** START RECORDS FOR THE EXERCISE **
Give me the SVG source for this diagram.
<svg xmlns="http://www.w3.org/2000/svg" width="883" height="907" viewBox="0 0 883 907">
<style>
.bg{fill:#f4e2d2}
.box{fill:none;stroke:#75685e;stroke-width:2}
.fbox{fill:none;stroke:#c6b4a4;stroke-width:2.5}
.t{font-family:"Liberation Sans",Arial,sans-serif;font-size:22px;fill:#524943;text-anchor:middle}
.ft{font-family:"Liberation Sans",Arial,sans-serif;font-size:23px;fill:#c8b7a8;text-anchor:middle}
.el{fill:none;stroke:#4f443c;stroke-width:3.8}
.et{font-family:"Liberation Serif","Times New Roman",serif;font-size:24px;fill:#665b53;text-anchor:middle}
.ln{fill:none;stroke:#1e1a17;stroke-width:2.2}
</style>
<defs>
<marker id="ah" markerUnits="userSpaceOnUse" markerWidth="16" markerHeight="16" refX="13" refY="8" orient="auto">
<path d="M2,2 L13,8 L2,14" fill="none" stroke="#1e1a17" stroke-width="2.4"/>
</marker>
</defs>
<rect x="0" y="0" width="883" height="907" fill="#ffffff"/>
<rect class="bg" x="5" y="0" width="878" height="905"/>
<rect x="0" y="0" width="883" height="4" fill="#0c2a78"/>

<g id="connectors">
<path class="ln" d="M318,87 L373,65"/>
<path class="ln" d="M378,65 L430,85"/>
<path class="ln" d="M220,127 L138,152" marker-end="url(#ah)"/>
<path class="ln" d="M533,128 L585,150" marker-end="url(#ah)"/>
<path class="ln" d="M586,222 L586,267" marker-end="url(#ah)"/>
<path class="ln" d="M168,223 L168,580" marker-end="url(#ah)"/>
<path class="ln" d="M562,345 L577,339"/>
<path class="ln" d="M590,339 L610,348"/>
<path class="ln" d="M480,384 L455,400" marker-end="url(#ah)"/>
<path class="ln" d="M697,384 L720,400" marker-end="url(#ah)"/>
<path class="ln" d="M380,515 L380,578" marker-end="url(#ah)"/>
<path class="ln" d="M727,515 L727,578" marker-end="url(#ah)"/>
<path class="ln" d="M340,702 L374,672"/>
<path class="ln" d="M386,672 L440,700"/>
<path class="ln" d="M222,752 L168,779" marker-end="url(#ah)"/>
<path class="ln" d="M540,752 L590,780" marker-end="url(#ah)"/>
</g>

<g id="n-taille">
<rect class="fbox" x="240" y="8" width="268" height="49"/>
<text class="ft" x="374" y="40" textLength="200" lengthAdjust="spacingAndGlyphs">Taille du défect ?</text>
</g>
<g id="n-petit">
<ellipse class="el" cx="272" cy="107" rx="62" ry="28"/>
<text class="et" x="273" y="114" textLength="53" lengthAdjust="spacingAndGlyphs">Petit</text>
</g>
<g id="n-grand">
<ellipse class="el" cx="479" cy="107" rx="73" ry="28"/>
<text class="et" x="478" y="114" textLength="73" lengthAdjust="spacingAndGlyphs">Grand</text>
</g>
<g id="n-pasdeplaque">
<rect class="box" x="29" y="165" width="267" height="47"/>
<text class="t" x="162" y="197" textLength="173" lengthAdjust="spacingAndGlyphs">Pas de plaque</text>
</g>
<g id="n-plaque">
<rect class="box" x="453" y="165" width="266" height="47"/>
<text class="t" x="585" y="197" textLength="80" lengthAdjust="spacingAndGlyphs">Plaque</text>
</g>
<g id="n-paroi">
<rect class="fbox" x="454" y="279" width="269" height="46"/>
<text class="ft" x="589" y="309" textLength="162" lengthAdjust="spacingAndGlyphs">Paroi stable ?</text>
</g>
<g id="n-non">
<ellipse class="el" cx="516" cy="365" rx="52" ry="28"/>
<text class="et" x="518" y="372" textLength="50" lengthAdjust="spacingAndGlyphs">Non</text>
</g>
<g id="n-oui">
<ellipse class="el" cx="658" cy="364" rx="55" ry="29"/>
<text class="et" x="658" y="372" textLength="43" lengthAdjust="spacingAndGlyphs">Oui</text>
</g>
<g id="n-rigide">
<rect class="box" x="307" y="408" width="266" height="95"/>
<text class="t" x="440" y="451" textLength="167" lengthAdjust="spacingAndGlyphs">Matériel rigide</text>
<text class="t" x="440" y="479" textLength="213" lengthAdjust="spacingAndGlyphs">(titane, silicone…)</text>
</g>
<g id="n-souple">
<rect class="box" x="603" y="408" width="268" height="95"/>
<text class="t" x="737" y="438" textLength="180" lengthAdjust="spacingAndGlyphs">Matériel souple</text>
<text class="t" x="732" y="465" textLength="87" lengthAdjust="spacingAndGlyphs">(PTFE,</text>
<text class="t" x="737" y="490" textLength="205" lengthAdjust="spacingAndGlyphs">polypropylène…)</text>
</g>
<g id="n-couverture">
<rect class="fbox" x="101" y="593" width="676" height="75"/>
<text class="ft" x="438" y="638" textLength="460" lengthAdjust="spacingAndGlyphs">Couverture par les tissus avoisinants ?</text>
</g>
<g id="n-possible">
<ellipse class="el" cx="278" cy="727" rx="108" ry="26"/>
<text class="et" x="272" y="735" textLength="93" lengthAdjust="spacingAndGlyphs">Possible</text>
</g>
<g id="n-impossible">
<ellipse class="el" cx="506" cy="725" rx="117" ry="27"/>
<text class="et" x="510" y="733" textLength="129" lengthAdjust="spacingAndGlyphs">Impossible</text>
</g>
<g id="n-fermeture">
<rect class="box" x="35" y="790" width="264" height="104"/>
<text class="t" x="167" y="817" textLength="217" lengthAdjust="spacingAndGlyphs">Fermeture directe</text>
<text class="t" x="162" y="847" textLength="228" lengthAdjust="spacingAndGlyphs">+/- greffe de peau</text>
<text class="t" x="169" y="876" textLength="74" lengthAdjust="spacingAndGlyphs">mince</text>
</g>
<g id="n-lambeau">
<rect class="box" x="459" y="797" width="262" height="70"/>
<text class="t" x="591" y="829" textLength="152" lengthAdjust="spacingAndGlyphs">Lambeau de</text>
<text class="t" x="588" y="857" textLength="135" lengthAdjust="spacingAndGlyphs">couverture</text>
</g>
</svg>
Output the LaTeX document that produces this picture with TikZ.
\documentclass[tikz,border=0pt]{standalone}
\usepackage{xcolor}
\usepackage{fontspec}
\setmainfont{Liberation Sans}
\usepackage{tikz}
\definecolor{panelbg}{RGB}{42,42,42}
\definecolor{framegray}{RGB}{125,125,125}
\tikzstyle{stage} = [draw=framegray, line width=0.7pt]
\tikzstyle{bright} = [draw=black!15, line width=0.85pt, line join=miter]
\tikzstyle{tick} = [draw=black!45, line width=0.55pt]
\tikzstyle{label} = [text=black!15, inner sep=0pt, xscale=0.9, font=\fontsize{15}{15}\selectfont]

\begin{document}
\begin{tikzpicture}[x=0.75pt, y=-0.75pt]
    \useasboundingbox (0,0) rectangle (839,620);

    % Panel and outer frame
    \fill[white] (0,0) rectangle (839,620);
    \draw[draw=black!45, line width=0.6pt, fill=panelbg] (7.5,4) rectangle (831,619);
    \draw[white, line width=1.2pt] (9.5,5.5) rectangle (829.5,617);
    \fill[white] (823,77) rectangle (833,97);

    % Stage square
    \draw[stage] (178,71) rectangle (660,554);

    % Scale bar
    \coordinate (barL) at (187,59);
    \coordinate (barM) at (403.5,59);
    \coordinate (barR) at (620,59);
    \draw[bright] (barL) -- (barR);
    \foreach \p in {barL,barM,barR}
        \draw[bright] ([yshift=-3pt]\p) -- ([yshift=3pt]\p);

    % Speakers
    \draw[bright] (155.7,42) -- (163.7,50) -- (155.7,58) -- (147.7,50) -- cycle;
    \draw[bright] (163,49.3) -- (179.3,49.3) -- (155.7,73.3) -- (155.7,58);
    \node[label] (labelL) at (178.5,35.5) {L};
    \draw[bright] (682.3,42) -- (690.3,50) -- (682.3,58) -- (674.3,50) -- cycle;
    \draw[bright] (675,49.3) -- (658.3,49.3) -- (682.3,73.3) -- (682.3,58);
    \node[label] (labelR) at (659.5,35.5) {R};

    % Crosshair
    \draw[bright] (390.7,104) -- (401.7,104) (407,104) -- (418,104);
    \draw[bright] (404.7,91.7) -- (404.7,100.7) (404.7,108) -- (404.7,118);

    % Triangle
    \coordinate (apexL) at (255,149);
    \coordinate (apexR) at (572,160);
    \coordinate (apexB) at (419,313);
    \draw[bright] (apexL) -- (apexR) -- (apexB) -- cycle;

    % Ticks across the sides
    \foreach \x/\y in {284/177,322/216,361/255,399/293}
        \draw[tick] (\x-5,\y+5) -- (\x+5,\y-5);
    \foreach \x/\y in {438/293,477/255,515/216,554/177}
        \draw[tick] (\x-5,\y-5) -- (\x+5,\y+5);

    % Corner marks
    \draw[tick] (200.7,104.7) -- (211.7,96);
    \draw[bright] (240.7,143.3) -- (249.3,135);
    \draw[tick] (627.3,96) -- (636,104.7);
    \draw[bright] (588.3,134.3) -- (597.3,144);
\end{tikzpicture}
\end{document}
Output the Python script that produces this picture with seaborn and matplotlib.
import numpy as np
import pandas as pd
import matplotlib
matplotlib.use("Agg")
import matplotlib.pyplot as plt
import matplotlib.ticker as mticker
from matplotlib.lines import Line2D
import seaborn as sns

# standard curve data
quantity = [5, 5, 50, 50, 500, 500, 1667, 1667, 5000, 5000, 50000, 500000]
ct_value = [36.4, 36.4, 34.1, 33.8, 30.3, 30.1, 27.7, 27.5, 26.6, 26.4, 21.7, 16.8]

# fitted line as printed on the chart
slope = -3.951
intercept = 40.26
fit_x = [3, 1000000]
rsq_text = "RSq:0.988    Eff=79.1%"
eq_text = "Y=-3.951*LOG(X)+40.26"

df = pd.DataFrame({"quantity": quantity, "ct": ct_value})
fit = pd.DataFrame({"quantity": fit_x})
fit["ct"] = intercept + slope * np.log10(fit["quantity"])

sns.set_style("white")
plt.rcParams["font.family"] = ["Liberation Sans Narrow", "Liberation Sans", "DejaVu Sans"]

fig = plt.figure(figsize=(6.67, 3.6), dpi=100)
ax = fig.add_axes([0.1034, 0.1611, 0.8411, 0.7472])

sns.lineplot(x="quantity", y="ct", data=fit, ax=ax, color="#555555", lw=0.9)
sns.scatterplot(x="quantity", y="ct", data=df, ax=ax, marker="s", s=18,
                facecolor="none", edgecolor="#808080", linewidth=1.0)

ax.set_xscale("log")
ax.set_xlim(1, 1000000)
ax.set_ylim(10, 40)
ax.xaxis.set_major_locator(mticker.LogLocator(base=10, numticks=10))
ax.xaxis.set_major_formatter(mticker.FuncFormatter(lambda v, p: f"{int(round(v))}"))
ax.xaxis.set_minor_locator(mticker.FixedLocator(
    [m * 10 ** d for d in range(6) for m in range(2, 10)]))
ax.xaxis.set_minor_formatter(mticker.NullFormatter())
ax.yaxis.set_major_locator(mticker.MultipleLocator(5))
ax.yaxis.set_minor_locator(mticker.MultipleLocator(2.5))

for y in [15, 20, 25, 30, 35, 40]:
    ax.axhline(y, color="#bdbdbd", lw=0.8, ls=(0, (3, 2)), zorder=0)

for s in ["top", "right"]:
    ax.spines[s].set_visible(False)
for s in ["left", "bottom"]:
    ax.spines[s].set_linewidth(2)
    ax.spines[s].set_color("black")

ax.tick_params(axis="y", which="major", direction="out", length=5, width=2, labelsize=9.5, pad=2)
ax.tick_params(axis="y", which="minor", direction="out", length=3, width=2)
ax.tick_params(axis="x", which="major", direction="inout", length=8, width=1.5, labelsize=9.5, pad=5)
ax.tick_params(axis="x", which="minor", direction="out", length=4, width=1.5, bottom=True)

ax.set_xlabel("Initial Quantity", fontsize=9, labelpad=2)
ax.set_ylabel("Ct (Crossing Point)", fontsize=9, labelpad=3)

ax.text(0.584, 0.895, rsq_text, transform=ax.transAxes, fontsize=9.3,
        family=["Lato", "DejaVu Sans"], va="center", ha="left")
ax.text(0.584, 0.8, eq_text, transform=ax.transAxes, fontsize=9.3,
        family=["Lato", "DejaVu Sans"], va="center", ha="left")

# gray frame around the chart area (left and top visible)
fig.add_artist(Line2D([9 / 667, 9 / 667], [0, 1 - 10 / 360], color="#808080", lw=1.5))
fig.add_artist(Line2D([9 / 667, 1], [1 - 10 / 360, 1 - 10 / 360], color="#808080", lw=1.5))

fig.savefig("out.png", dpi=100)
** END RECORDS FOR THE EXERCISE **
Print only the run of lines that begins with the line containing "Output the LaTeX" and ends with the line containing "([yshift=-3pt]\p) -- ([yshift=3pt]\p);", both included, exactly as they read.

Output the LaTeX document that produces this picture with TikZ.
\documentclass[tikz,border=0pt]{standalone}
\usepackage{xcolor}
\usepackage{fontspec}
\setmainfont{Liberation Sans}
\usepackage{tikz}
\definecolor{panelbg}{RGB}{42,42,42}
\definecolor{framegray}{RGB}{125,125,125}
\tikzstyle{stage} = [draw=framegray, line width=0.7pt]
\tikzstyle{bright} = [draw=black!15, line width=0.85pt, line join=miter]
\tikzstyle{tick} = [draw=black!45, line width=0.55pt]
\tikzstyle{label} = [text=black!15, inner sep=0pt, xscale=0.9, font=\fontsize{15}{15}\selectfont]

\begin{document}
\begin{tikzpicture}[x=0.75pt, y=-0.75pt]
    \useasboundingbox (0,0) rectangle (839,620);

    % Panel and outer frame
    \fill[white] (0,0) rectangle (839,620);
    \draw[draw=black!45, line width=0.6pt, fill=panelbg] (7.5,4) rectangle (831,619);
    \draw[white, line width=1.2pt] (9.5,5.5) rectangle (829.5,617);
    \fill[white] (823,77) rectangle (833,97);

    % Stage square
    \draw[stage] (178,71) rectangle (660,554);

    % Scale bar
    \coordinate (barL) at (187,59);
    \coordinate (barM) at (403.5,59);
    \coordinate (barR) at (620,59);
    \draw[bright] (barL) -- (barR);
    \foreach \p in {barL,barM,barR}
        \draw[bright] ([yshift=-3pt]\p) -- ([yshift=3pt]\p);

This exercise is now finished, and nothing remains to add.